Preeti Chadha runs Pickles by PC (her Insta handle is @pickles_by_pc) and is married to a Punjabi but her non-veg pickles move away from the Shimla tradition. She surprised me with a duck pickle and an unusual keema-chilli pickle. There were no traditional recipes for these, she said, but ones she had developed herself.
Rummy’s Kitchen (@rummyskitchen on Instagram) is a one-woman operation run by Inderpreet Nagpal, a Punjabi who now lives in Mumbai. Her vegetarian pickles are famous and made to traditional Punjabi recipes but she makes a variety of non-vegetarian pickles in the South Indian style. Her view is that meat pickles made in the North Indian way don’t last as long as South Indian pickles (probably true), so she improvises her own meat and fish pickles in a broadly South Indian style.

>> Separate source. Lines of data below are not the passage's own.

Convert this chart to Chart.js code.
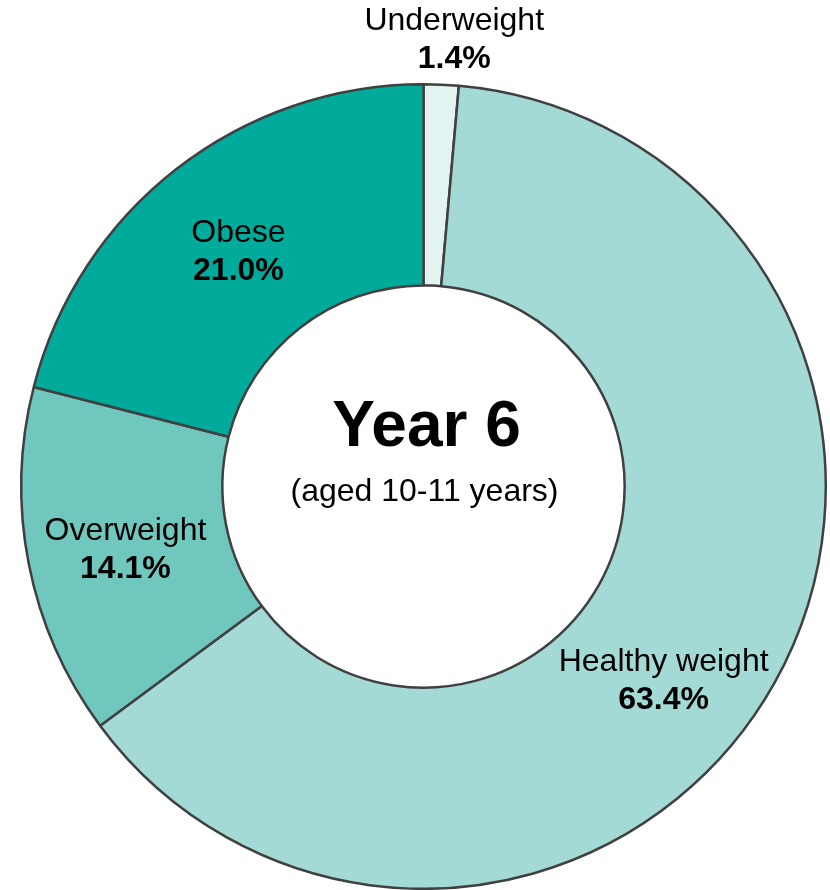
<!DOCTYPE html>
<html lang="en">
<head>
    <meta charset="UTF-8">
    <title>Year 6 weight categories</title>
    <script src="https://cdn.jsdelivr.net/npm/chart.js"></script>
    <style>
        html, body { margin: 0; padding: 0; background: #fff; }
        .chart-container { position: relative; width: 830px; height: 890px; }
    </style>
</head>
<body>
    <div class="chart-container">
        <canvas id="chart1"></canvas>
    </div>
    <script>
        // Weight categories, clockwise from 12 o'clock
        const categories = ["Underweight", "Healthy weight", "Overweight", "Obese"];
        const shares = [1.4, 63.4, 14.1, 21.0];
        const colours = ["#e3f3f1", "#a3dad5", "#6fc7bd", "#00ab9c"];
        const centreTitle = "Year 6";
        const centreSubtitle = "(aged 10-11 years)";

        const FONT = "'Liberation Sans', Arial, sans-serif";

        // Category name + bold percentage on each slice
        const sliceLabels = {
            id: "sliceLabels",
            afterDatasetsDraw(chart) {
                const ctx = chart.ctx;
                const arcs = chart.getDatasetMeta(0).data;
                // small nudges off the slice centre point
                const nudge = [[0, 0], [-23, 47], [-2, 6], [0, 4]];
                ctx.save();
                ctx.fillStyle = "#000";
                ctx.textAlign = "center";
                ctx.textBaseline = "middle";
                arcs.forEach((arc, i) => {
                    const p = arc.getCenterPoint();
                    let x = p.x + nudge[i][0], y = p.y + nudge[i][1];
                    if (i === 0) {
                        // tiny slice: label sits above the ring
                        const mid = (arc.startAngle + arc.endAngle) / 2;
                        x = arc.x + Math.cos(mid) * arc.outerRadius + 13;
                        y = arc.y + Math.sin(mid) * arc.outerRadius - 44;
                    }
                    ctx.font = "32px " + FONT;
                    ctx.fillText(categories[i], x, y - 19);
                    ctx.font = "bold 32px " + FONT;
                    ctx.fillText(shares[i].toFixed(1) + "%", x, y + 19);
                });

                // title in the hole
                const a = arcs[0];
                ctx.font = "bold 64px " + FONT;
                ctx.fillText(centreTitle, a.x + 3, a.y - 58);
                ctx.font = "32px " + FONT;
                ctx.fillText(centreSubtitle, a.x + 1, a.y + 6);
                ctx.restore();
            }
        };

        new Chart(document.getElementById("chart1").getContext("2d"), {
            type: "doughnut",
            data: {
                labels: categories,
                datasets: [{
                    data: shares,
                    backgroundColor: colours,
                    borderColor: "#404040",
                    borderWidth: 2.5,
                    borderAlign: "center",
                    hoverOffset: 0
                }]
            },
            options: {
                responsive: true,
                maintainAspectRatio: false,
                animation: false,
                cutout: "50%",
                layout: { padding: { left: 20, right: 3, top: 83, bottom: 0 } },
                plugins: {
                    legend: { display: false },
                    tooltip: { enabled: false }
                }
            },
            plugins: [sliceLabels]
        });
    </script>
</body>
</html>
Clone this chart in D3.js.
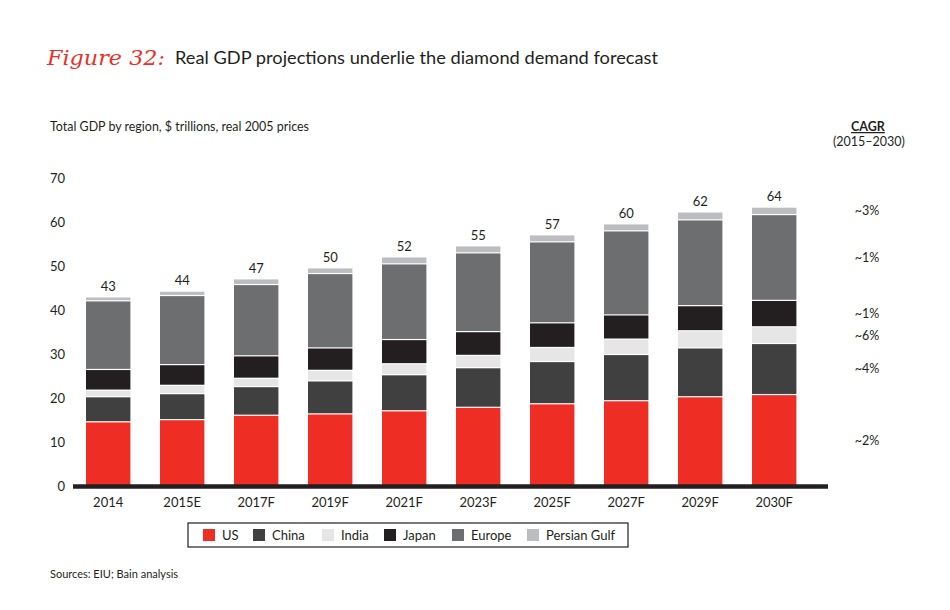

Then, of course, there is a completely distinct tradition from Nepal. Gaurav Pramanik (@gauravpramanik on both Instagram and Twitter) has a dedicated following for his pickles, many of which are made according to his Nepali mother’s recipes. They use the Nepali counterpart of Sichuan pepper and can make your mouth tingle and pucker up. Some are what you would expect (buffalo meat and chicken) but there is a lot that you won’t easily find elsewhere (soya bean and shrimp, for instance). I am dying to try them given how much praise he has received on social media.
The one non-vegetarian pickle most of us have usually come across is the Goan Prawn Balchao. It is one of those dishes that can either become a pickle or a slightly more substantial item to eat with rice or pav. Opinions on whether a balchao should be more like a pickle than a full-fledged dish vary but Crescentia Fernandes (@crescentiaskitchen on Instagram) who I get my chorizo and Goa masalas from reckons it should be a pickle. She makes it to order along with a bombil version.
Lavina Solomon (Lavina.solomon@gmail.com), is another home cook who has recently taken to offering her balchaos for sale. She also makes both bombil and prawn balchao. She insists that, contrary to my fears, the bombil does not smell offensive. (I guess we will have to see!)
The Goans are not the only community to make balchao. Lavina is from Mangalore but concedes that her balchao is Goan-influenced. On the other hand, Christina Kinny (9987869691 on WhatsApp) who is famous for her bombil pickle attributes her recipe to the East Indian community of Bassein. Christina makes a prawn pickle too but her specialty is a pickle made from Kolim, tiny baby shrimp, which is normally very hard to find.
And then, of course, there are the Parsis. Shelley Subawalla (ssubawalla@hotmail.com) of Zarin’s Secrets is well-known for her Parsi masalas but she makes a Parsi-style prawn pickle, too. Most vegetarian Parsi pickles are not significantly different from Gujarati pickles (okay, I have now offended the entire Parsi community) but the prawn pickles are their own, relying on a special vinegar from Navsari.
And here I was thinking that meat and fish pickles were hard to get! In fact, they are easily available, thanks to the miracle of Internet ordering. We don’t need to bother to look for them in shops. And the best part is they are nearly all made by small artisanal operations or by adventurous ladies in their own home kitchens!
Say what you will about this new age where we find our food on our smartphones, but there can be no doubt that it has empowered thousands of home chefs. And in the process, it has revived regional Indian dishes that would otherwise have been drowned by the flood of bland packaged food from multinationals.